What to see and do in Santa Ana

  • Cathedral Located at the centre of the city at Parque Libertad. Built in 1906 in Gothic style and recently restored.
  • Teatro de Santa Ana Also meters from Parque Libertad in the centre of the city is considered a masterpiece of colonial architecture built between 1902 and 1910. Closed Monday. Tuesday to Saturday 9.00am to 12.00pm and 13.00pm to 17.00pm. US$2.
  • Streets around Many of which retain the colonial era architecture and flair.
  • El Calvario Church Few blocks north of Parque Libertad, recently restored after the damages from the last earthquake.
  • El Carmen Church Another beautiful colonial building beautifully preserved.
  • Escuela de Artes y Oficios Jose Mariano Mendez Unfortunately only the walls and facade is all that remains from this impressive building which was thankfully spared from demolition by the government, awaiting restoration. Located near Parque Colon.
  • Museo Regional de Occidente Occupying the beautiful former building of the Banco Central de Reserva, is dedicated to the history of El Salvadorian money (bills, notes, coins) and some art exhibitions.
  • Tazumal Ruins Located in the city of Chalchuapa, few kilometres to the west of Santa Ana. If you are not on an organised tour visiting the other Maya sites in combination of Santa Ana, then you can reach this place by local bus number 218, for US$0.30 every 10 minutes, departing from the southwest corner of El Triángulo.
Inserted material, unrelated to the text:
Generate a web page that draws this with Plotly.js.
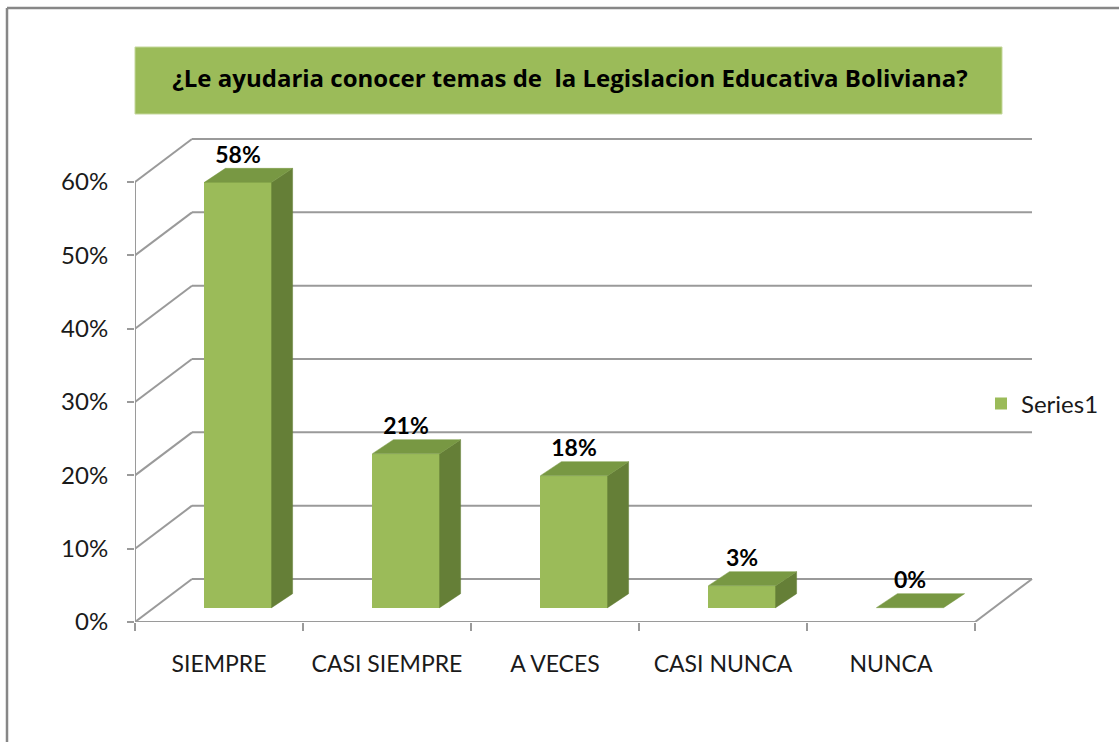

Entrance fee US$3.

Transports

Coming to Santa Ana from San Salvador is very easy task. It’s is 65 km northwest of the capital along the Panamericana Highway. If you are planning on coming here on your own without any pre-booked tour (Maya Route or Ruta de las Flores), you will need to go to Terminal de Occidente bus station located in Bulevar Venezuela, between 49a y 59a Avenida Sur.

Bus R201 departs the terminal every 10 minutes, costing US$0.90, a bit more if you take the “Servicio Especial” with nicer buses and more comfortable seats and space. The trip takes around 1 hour and arrive in Santa Ana’s 15a Calle Poniente Terminal through middle stops in Metrocento, 31a Calle Poniente y Santa Ana California (INSA) and 31a Calle Poniente y Avenida Fray Moraga. You can, however, tell the driver to stop wherever suits you best. Bear in mind the last returning buses towards San Salvador leave Santa Ana no later than 19.00pm. Make sure you are making your way back before that time!
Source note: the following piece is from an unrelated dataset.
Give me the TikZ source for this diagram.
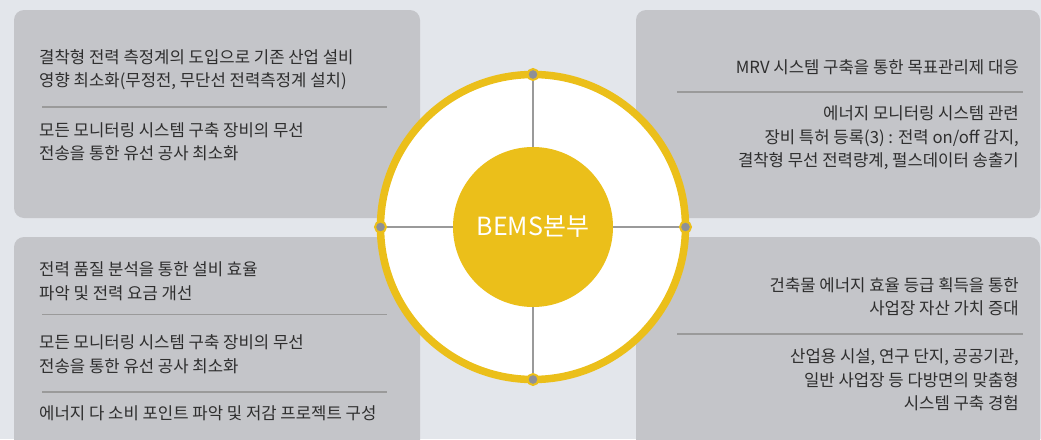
\documentclass[tikz,border=0pt]{standalone}
\usepackage{fontspec}
\setmainfont{Noto Sans CJK KR}
\definecolor{bg}{HTML}{E3E6EB}
\definecolor{boxc}{HTML}{C4C5C9}
\definecolor{ylw}{HTML}{EBBF1A}
\definecolor{txt}{HTML}{2E2E2E}
\definecolor{divc}{HTML}{9A9A9A}
\definecolor{dotc}{HTML}{8E9098}
\begin{document}
\begin{tikzpicture}[x=1pt,y=-1pt,
  panel/.style={fill=boxc, rounded corners=10pt, inner sep=0pt, outer sep=0pt, anchor=north west},
  ltxt/.style={font=\fontsize{16.7}{23.5}\selectfont, text=txt, align=left, inner sep=0pt, anchor=west},
  rtxt/.style={font=\fontsize{16.7}{23.5}\selectfont, text=txt, align=right, inner sep=0pt, anchor=east},
  divider/.style={draw=divc, line width=1.6pt},
  spoke/.style={draw=divc, line width=1.5pt},
  dotmark/.style={circle, fill=dotc, draw=ylw, line width=2pt, minimum size=11pt, inner sep=0pt}]
\useasboundingbox (0,0) rectangle (1041,439);
\clip (0,0) rectangle (1041,439);
\fill[bg] (0,0) rectangle (1041,439);
% panels
\node[panel, minimum width=406pt, minimum height=208pt] (ptl) at (14,10) {};
\node[panel, minimum width=404pt, minimum height=208pt] (ptr) at (636,10) {};
\node[panel, minimum width=406pt, minimum height=215pt] (pbl) at (14,237) {};
\node[panel, minimum width=404pt, minimum height=215pt] (pbr) at (636,237) {};
% top-left texts
\node[ltxt] (tl1) at (39,69.75) {결착형 전력 측정계의 도입으로 기존 산업 설비\\영향 최소화(무정전, 무단선 전력측정계 설치)};
\coordinate (dtla) at (42,107); \coordinate (dtlb) at (387,107);
\draw[divider] (dtla) -- (dtlb);
\node[ltxt] (tl2) at (39,141.5) {모든 모니터링 시스템 구축 장비의 무선\\전송을 통한 유선 공사 최소화};
% top-right texts
\node[rtxt] (tr1) at (1019,67.5) {MRV 시스템 구축을 통한 목표관리제 대응};
\coordinate (dtra) at (677,91.7); \coordinate (dtrb) at (1023,91.7);
\draw[divider] (dtra) -- (dtrb);
\node[rtxt] (tr2) at (1019,138) {에너지 모니터링 시스템 관련\\장비 특허 등록(3) : 전력 on/off 감지,\\결착형 무선 전력량계, 펄스데이터 송출기};
% bottom-left texts
\node[ltxt] (bl1) at (39,281.25) {전력 품질 분석을 통한 설비 효율\\파악 및 전력 요금 개선};
\coordinate (dbla) at (42,314.3); \coordinate (dblb) at (387,314.3);
\draw[divider] (dbla) -- (dblb);
\node[ltxt] (bl2) at (39,354.25) {모든 모니터링 시스템 구축 장비의 무선\\전송을 통한 유선 공사 최소화};
\coordinate (dblc) at (42,391.7); \coordinate (dbld) at (387,391.7);
\draw[divider] (dblc) -- (dbld);
\node[ltxt] (bl3) at (39,413) {에너지 다 소비 포인트 파악 및 저감 프로젝트 구성};
% bottom-right texts
\node[rtxt] (br1) at (1019,296.75) {건축물 에너지 효율 등급 획득을 통한\\사업장 자산 가치 증대};
\coordinate (dbra) at (677,334); \coordinate (dbrb) at (1023,334);
\draw[divider] (dbra) -- (dbrb);
\node[rtxt] (br2) at (1019,380) {산업용 시설, 연구 단지, 공공기관,\\일반 사업장 등 다방면의 맞춤형\\시스템 구축 경험};
% central circle
\node[circle, draw=ylw, fill=white, line width=7.5pt, minimum size=305pt, inner sep=0pt, outer sep=0pt] (ring) at (533,227) {};
\node[circle, fill=ylw, minimum size=160pt, inner sep=0pt, outer sep=0pt, text=white, font=\fontsize{25}{25}\selectfont] (hub) at (533,227) {BEMS본부};
\draw[spoke] (ring.north) -- (hub.north);
\draw[spoke] (ring.south) -- (hub.south);
\draw[spoke] (ring.west) -- (hub.west);
\draw[spoke] (ring.east) -- (hub.east);
\node[dotmark] (dn) at (ring.north) {};
\node[dotmark] (ds) at (ring.south) {};
\node[dotmark] (dw) at (ring.west) {};
\node[dotmark] (de) at (ring.east) {};
\end{tikzpicture}
\end{document}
Within the city there is no need to take nay public transportation to move between sights. Everything is within easy reach with nice and beautiful streets to walk around.

If in the other hand you are looking for an organised tour to visit more places, I can strongly recommend you the Maya Route, where you will get to visit the best Maya sites in the country and a guided tour of the city of Santa Ana. We found the best deal at www.getyourguide.co.uk. We have used them in the past and were extremely satisfied. Simply search for tours in El Salvador and select the desired one. Ideally the one under the name: From San Salvador: Archaeological Route Full-Day Tour. That’s the one we took. With it, entrance tickets are also included, so all you will have to pay by yourself is lunch and refreshments whenever you need it. You will have a guide to explain you everything and take you around. You will be picked at the hotel and so dropped off, driven from place to place and have more than enough time at each of the sites to enjoy as you wish. Without doubt, the best one we could find.

Accommodation

Since this was a day trip from San Salvador we did not stay overnight anywhere along the route we did. And while bearing Santa Ana as the 3rd largest city in the country where you can find larger properties, some of which worldwide chains; there are no international hotels elsewhere but instead, family run businesses, many of them from the look of it at least from outside, really nice, hosed in small colonial buildings.

San Salvador has a great choice of hotels of any kind. Notorious are the large international properties on the outskirts around the up-scale neighbourhoods. However, finding a deal was not an easy task. The same hotels we saw at one website were having a completely different price on other sites, and while at some pages the fare was including breakfast, at others it was not. It took quite a while to figure out what would be the best option, but it really paid off and we hit jackpot to be honest. A good and reasonable point to start your search is by checking some of our preferred affiliate hotel search engine such as Hotels.com, Booking.com, Expedia, Otel.com, Agoda, Opodo, LateRooms or Ebookers.

We stayed at the Real Intercontinental, on Bulevard Los Heroes with Avenida Sisimiles on the west of the city. It was a great decision to stay here, knowing we will be having some free time every day after our daily tours, hence the reason for a hotel with a nice pool and all the facilities alike. The staff was really nice with great attention to detail. Large modern room with anything we needed, and very large top quality breakfast. And if thinking on what you could do for dinner for example, don’t worry, just across the road, literally over the foot bridge across the main road was the largest shopping mall not only in the city but in the country. Plenty of choice of everything!